Yes. A clear-to-close means the underwriter approved the file based on the conditions reviewed at that point. The lender still runs a final credit pull, employment verification, and fraud check before funding. If your credit score dropped, you changed jobs, or a new debt appeared, the lender can revoke the clear-to-close and send the file back to underwriting. This happens more often than buyers expect. The Closing Disclosure must also be issued at least three business days before signing under federal TRID rules, and any material changes to the CD restart that three-day clock.
How do title issues delay closing in Texas?
The title company searches county records for liens, judgments, unpaid taxes, boundary disputes, and chain-of-title gaps. A federal tax lien, a missed mortgage release from a previous sale, or a probate issue with a deceased prior owner can each add weeks. In Texas, unreleased mechanic’s liens from contractors are common on properties with recent renovations. The title company must clear every exception before issuing the title policy. Survey issues flagged on the T-47 affidavit (boundary encroachments, fence line disputes) also require resolution. Budget an extra 7 to 14 days if the title commitment shows exceptions beyond standard items.
What happens if the appraisal comes in below the purchase price?
The lender will only finance up to the appraised value. If a home is under contract at $350,000 but appraises at $330,000, the buyer must cover the $20,000 gap in cash, renegotiate the price with the seller, or walk away using the TREC Third Party Financing Addendum. Disputing the appraisal with a Reconsideration of Value (ROV) is possible but typically adds 10 to 21 days. VA buyers have a built-in protection called the Tidewater process, which gives the lender 48 hours to submit additional comparable sales before the appraisal is finalized.
How far can a closing date be pushed back before the contract falls apart?

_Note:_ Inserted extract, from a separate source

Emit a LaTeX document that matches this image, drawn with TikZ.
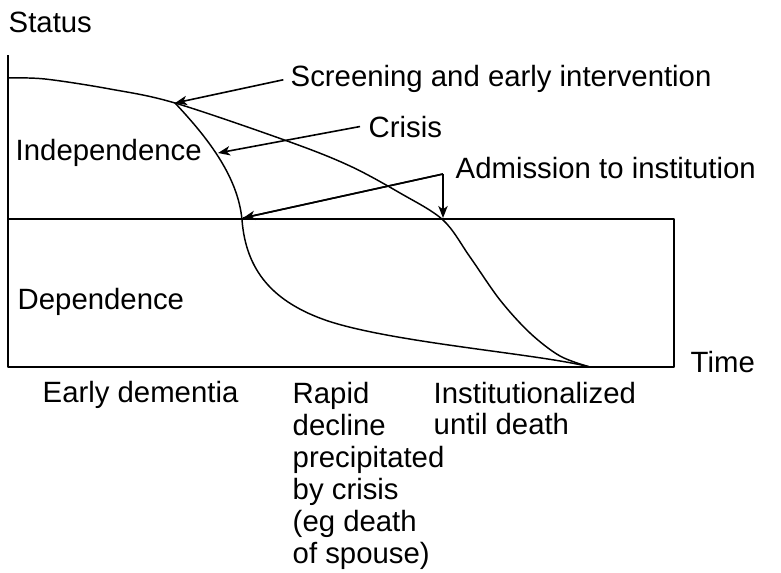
\documentclass[tikz,border=0pt]{standalone}
\usepackage{fontspec}
\setmainfont{Liberation Sans}
\usetikzlibrary{arrows.meta}
\begin{document}
\begin{tikzpicture}[x=0.75pt,y=-0.75pt,
  line width=1.1pt, line join=round,
  lbl/.style={inner sep=0pt, font=\fontsize{22}{24}\selectfont, anchor=base west},
  blk/.style={inner sep=0pt, font=\fontsize{22}{24}\selectfont, anchor=north west, align=left},
  pointer/.style={-{Stealth[length=9pt,width=7pt,inset=2.5pt]}, line width=1.2pt},
  curve/.style={line width=1.1pt}]
\useasboundingbox (0,0) rectangle (781,572);
% frame
\coordinate (top) at (8,55);
\coordinate (origin) at (8,367);
\coordinate (br) at (674,367);
\coordinate (mr) at (674,219);
\coordinate (ml) at (8,219);
\draw (top) -- (origin) -- (br) -- (mr) -- (ml);
% curves
\coordinate (branch) at (175,103);
\coordinate (endpt) at (590,367);
\draw[curve] plot[smooth,tension=0.55] coordinates {(8,78) (45,79) (110,89) (175,103) (290,142) (350,166) (400,193) (443,220) (470,257) (500,300) (530,333) (560,356) (590,367)};
\draw[curve] (branch) .. controls (205,135) and (238,175) .. (242,220)
  .. controls (246,270) and (272,302) .. (328,321)
  .. controls (395,343) and (540,354) .. (endpt);
% labels
\node[lbl] (status) at (8,32) {Status};
\node[lbl] (screen) at (290,86) {Screening and early intervention};
\node[lbl] (crisis) at (368,137) {Crisis};
\node[lbl] (adm) at (455,178) {Admission to institution};
\node[lbl] (indep) at (15,160) {Independence};
\node[lbl] (dep) at (17,309) {Dependence};
\node[lbl] (time) at (690,372) {Time};
\node[lbl] (early) at (42,402) {Early dementia};
\node[blk] (rapid) at (292,381) {Rapid\\decline\\precipitated\\by crisis\\(eg death\\of spouse)};
\node[blk] (inst) at (433,381) {Institutionalized\\until death};
% pointers
\coordinate (tipC) at (218,153);
\coordinate (tipA1) at (443,218);
\coordinate (tipA2) at (243,218);
\coordinate (junc) at ([xshift=-9pt,yshift=3pt]adm.base west);
\draw[pointer] ([xshift=-5pt,yshift=-1pt]screen.west) -- (branch);
\draw[pointer] ([xshift=-6pt]crisis.west) -- (tipC);
\draw[line width=1.2pt] (tipA2) -- (junc);
\draw[pointer] (junc) -- (tipA1);
\draw[pointer] (junc) -- (tipA2);
\end{tikzpicture}
\end{document}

The TREC contract specifies a closing date, but it is not an automatic termination trigger in Texas. If the closing date passes without either party delivering written notice to terminate, the contract typically remains enforceable. However, either party can issue a Notice to Perform or terminate if the other side cannot close within a reasonable time. Amendment forms (TREC 39-9) are used to formally extend the closing date. Most agents build 5 to 7 days of cushion into the original date. If you need more than two extensions, expect the other party to start negotiating concessions or threatening termination.
Does a home inspection ever delay closing in Texas?
The inspection itself rarely causes a delay because it happens early in the option period (typically the first 7 to 10 days). The delay comes from repair negotiations after the inspection. If the buyer requests repairs and the seller pushes back, the back-and-forth can eat into the timeline. Specialized inspections for foundation issues, sewer scopes, or mold testing add 3 to 5 additional days each. In Texas, if repairs require a licensed contractor and permitting (foundation work, electrical panel replacement), the permit process alone can push closing back 2 to 4 weeks.